GIVEN EXERCISE =>
From the listing that follows, output everything exactly except the pictures.
--- Begin DATA SHOWN ---
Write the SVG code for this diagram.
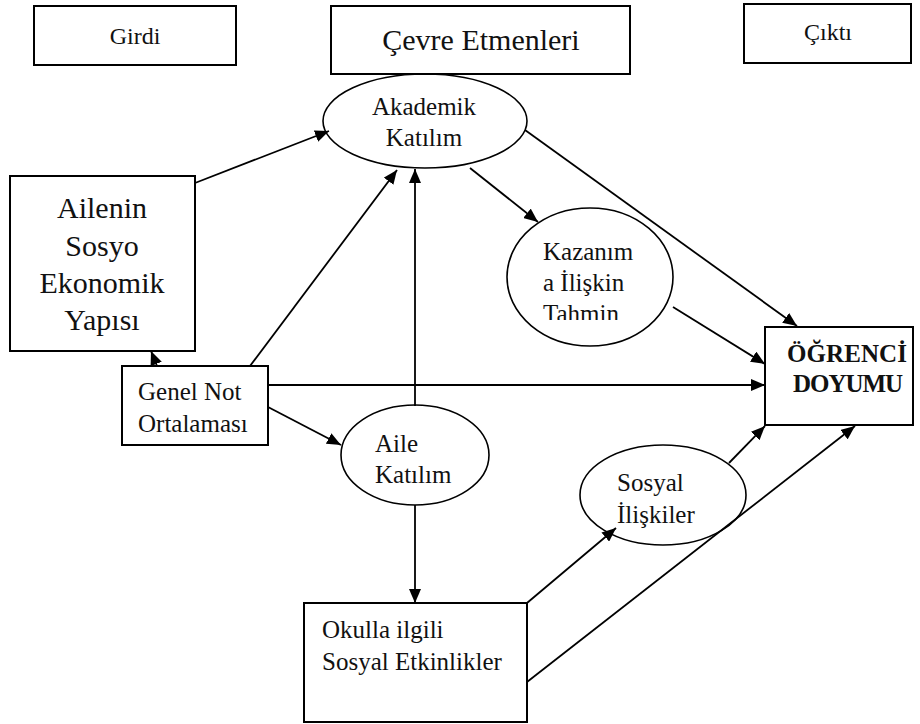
<svg xmlns="http://www.w3.org/2000/svg" width="920" height="724" viewBox="0 0 920 724">
<style>
  .box { fill: #fff; stroke: #000; stroke-width: 2; }
  .ell { fill: none; stroke: #000; stroke-width: 1.6; }
  text { font-family: 'Liberation Serif', 'Tinos', 'DejaVu Serif', serif; fill: #111; font-size: 25px; }
  .b { font-weight: bold; }
  .c { text-anchor: middle; }
  .s24 { font-size: 24px; }
  .s30 { font-size: 30px; }
  .conn line { stroke: #000; stroke-width: 1.8; marker-end: url(#ah); }
</style>
<defs>
  <marker id="ah" markerUnits="userSpaceOnUse" markerWidth="14" markerHeight="12" refX="14" refY="6" orient="auto">
    <path d="M0,0 L14,6 L0,12 z" fill="#000"/>
  </marker>
  <clipPath id="kclip"><rect x="500" y="200" width="180" height="120"/></clipPath>
</defs>
<rect width="920" height="724" fill="#fff"/>

<g id="girdi">
  <rect class="box" x="34" y="6" width="202" height="59"/>
  <text class="c s24" x="135" y="44" font-family="Liberation Serif, serif">Girdi</text>
</g>
<g id="cevre">
  <rect class="box" x="331" y="6" width="299" height="68"/>
  <text class="c s30" x="481" y="50" font-family="Liberation Serif, serif">Çevre Etmenleri</text>
</g>
<g id="cikti">
  <rect class="box" x="744" y="4" width="167" height="59"/>
  <text class="c s24" x="828" y="40" font-family="Liberation Serif, serif">Çıktı</text>
</g>

<g id="conns" class="conn">
  <line x1="195" y1="183" x2="329" y2="131"/>
  <line x1="157" y1="366" x2="151" y2="351"/>
  <line x1="250" y1="366" x2="397" y2="170"/>
  <line x1="415" y1="406" x2="415" y2="169"/>
  <line x1="470" y1="168" x2="538" y2="222"/>
  <line x1="525" y1="130" x2="797" y2="326"/>
  <line x1="673" y1="307" x2="765" y2="364"/>
  <line x1="268" y1="385" x2="765" y2="385"/>
  <line x1="268" y1="407" x2="341" y2="445"/>
  <line x1="415" y1="505" x2="415" y2="603"/>
  <line x1="527" y1="603" x2="616" y2="528"/>
  <line x1="527" y1="682" x2="855" y2="426"/>
  <line x1="729" y1="463" x2="765" y2="426"/>
</g>

<g id="akademik">
  <ellipse class="ell" cx="425" cy="121" rx="102" ry="47"/>
  <text class="c" x="424" y="115">Akademik</text>
  <text class="c" x="424" y="146">Katılım</text>
</g>
<g id="ailenin">
  <rect class="box" x="10" y="176" width="185" height="175"/>
  <text class="c s30" x="102" y="218">Ailenin</text>
  <text class="c s30" x="102" y="256">Sosyo</text>
  <text class="c s30" x="102" y="293">Ekonomik</text>
  <text class="c s30" x="102" y="330">Yapısı</text>
</g>
<g id="kazanim">
  <ellipse class="ell" cx="590" cy="277" rx="83" ry="69"/>
  <g clip-path="url(#kclip)">
    <text x="543" y="260">Kazanım</text>
    <text x="543" y="291">a İlişkin</text>
    <text x="543" y="322">Tahmin</text>
  </g>
</g>
<g id="genel">
  <rect class="box" x="122" y="366" width="146" height="79"/>
  <text x="138" y="400">Genel Not</text>
  <text x="138" y="432">Ortalaması</text>
</g>
<g id="ogrenci">
  <rect class="box" x="765" y="327" width="148" height="98"/>
  <text class="b" x="787" y="362" textLength="120">ÖĞRENCİ</text>
  <text class="b" x="793" y="392" textLength="110">DOYUMU</text>
</g>
<g id="aile">
  <ellipse class="ell" cx="415" cy="455" rx="74" ry="50"/>
  <text x="375" y="452">Aile</text>
  <text x="375" y="483">Katılım</text>
</g>
<g id="sosyal">
  <ellipse class="ell" cx="663" cy="495" rx="83" ry="50"/>
  <text x="617" y="491">Sosyal</text>
  <text x="617" y="523">İlişkiler</text>
</g>
<g id="okulla">
  <rect class="box" x="304" y="603" width="223" height="119"/>
  <text x="322" y="638">Okulla ilgili</text>
  <text x="322" y="670">Sosyal Etkinlikler</text>
</g>
</svg>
--- End DATA SHOWN ---
RESPONSE BELOW =>
Write the SVG code for this diagram.
<svg xmlns="http://www.w3.org/2000/svg" width="920" height="724" viewBox="0 0 920 724">
<style>
  .box { fill: #fff; stroke: #000; stroke-width: 2; }
  .ell { fill: none; stroke: #000; stroke-width: 1.6; }
  text { font-family: 'Liberation Serif', 'Tinos', 'DejaVu Serif', serif; fill: #111; font-size: 25px; }
  .b { font-weight: bold; }
  .c { text-anchor: middle; }
  .s24 { font-size: 24px; }
  .s30 { font-size: 30px; }
  .conn line { stroke: #000; stroke-width: 1.8; marker-end: url(#ah); }
</style>
<defs>
  <marker id="ah" markerUnits="userSpaceOnUse" markerWidth="14" markerHeight="12" refX="14" refY="6" orient="auto">
    <path d="M0,0 L14,6 L0,12 z" fill="#000"/>
  </marker>
  <clipPath id="kclip"><rect x="500" y="200" width="180" height="120"/></clipPath>
</defs>
<rect width="920" height="724" fill="#fff"/>

<g id="girdi">
  <rect class="box" x="34" y="6" width="202" height="59"/>
  <text class="c s24" x="135" y="44" font-family="Liberation Serif, serif">Girdi</text>
</g>
<g id="cevre">
  <rect class="box" x="331" y="6" width="299" height="68"/>
  <text class="c s30" x="481" y="50" font-family="Liberation Serif, serif">Çevre Etmenleri</text>
</g>
<g id="cikti">
  <rect class="box" x="744" y="4" width="167" height="59"/>
  <text class="c s24" x="828" y="40" font-family="Liberation Serif, serif">Çıktı</text>
</g>

<g id="conns" class="conn">
  <line x1="195" y1="183" x2="329" y2="131"/>
  <line x1="157" y1="366" x2="151" y2="351"/>
  <line x1="250" y1="366" x2="397" y2="170"/>
  <line x1="415" y1="406" x2="415" y2="169"/>
  <line x1="470" y1="168" x2="538" y2="222"/>
  <line x1="525" y1="130" x2="797" y2="326"/>
  <line x1="673" y1="307" x2="765" y2="364"/>
  <line x1="268" y1="385" x2="765" y2="385"/>
  <line x1="268" y1="407" x2="341" y2="445"/>
  <line x1="415" y1="505" x2="415" y2="603"/>
  <line x1="527" y1="603" x2="616" y2="528"/>
  <line x1="527" y1="682" x2="855" y2="426"/>
  <line x1="729" y1="463" x2="765" y2="426"/>
</g>

<g id="akademik">
  <ellipse class="ell" cx="425" cy="121" rx="102" ry="47"/>
  <text class="c" x="424" y="115">Akademik</text>
  <text class="c" x="424" y="146">Katılım</text>
</g>
<g id="ailenin">
  <rect class="box" x="10" y="176" width="185" height="175"/>
  <text class="c s30" x="102" y="218">Ailenin</text>
  <text class="c s30" x="102" y="256">Sosyo</text>
  <text class="c s30" x="102" y="293">Ekonomik</text>
  <text class="c s30" x="102" y="330">Yapısı</text>
</g>
<g id="kazanim">
  <ellipse class="ell" cx="590" cy="277" rx="83" ry="69"/>
  <g clip-path="url(#kclip)">
    <text x="543" y="260">Kazanım</text>
    <text x="543" y="291">a İlişkin</text>
    <text x="543" y="322">Tahmin</text>
  </g>
</g>
<g id="genel">
  <rect class="box" x="122" y="366" width="146" height="79"/>
  <text x="138" y="400">Genel Not</text>
  <text x="138" y="432">Ortalaması</text>
</g>
<g id="ogrenci">
  <rect class="box" x="765" y="327" width="148" height="98"/>
  <text class="b" x="787" y="362" textLength="120">ÖĞRENCİ</text>
  <text class="b" x="793" y="392" textLength="110">DOYUMU</text>
</g>
<g id="aile">
  <ellipse class="ell" cx="415" cy="455" rx="74" ry="50"/>
  <text x="375" y="452">Aile</text>
  <text x="375" y="483">Katılım</text>
</g>
<g id="sosyal">
  <ellipse class="ell" cx="663" cy="495" rx="83" ry="50"/>
  <text x="617" y="491">Sosyal</text>
  <text x="617" y="523">İlişkiler</text>
</g>
<g id="okulla">
  <rect class="box" x="304" y="603" width="223" height="119"/>
  <text x="322" y="638">Okulla ilgili</text>
  <text x="322" y="670">Sosyal Etkinlikler</text>
</g>
</svg>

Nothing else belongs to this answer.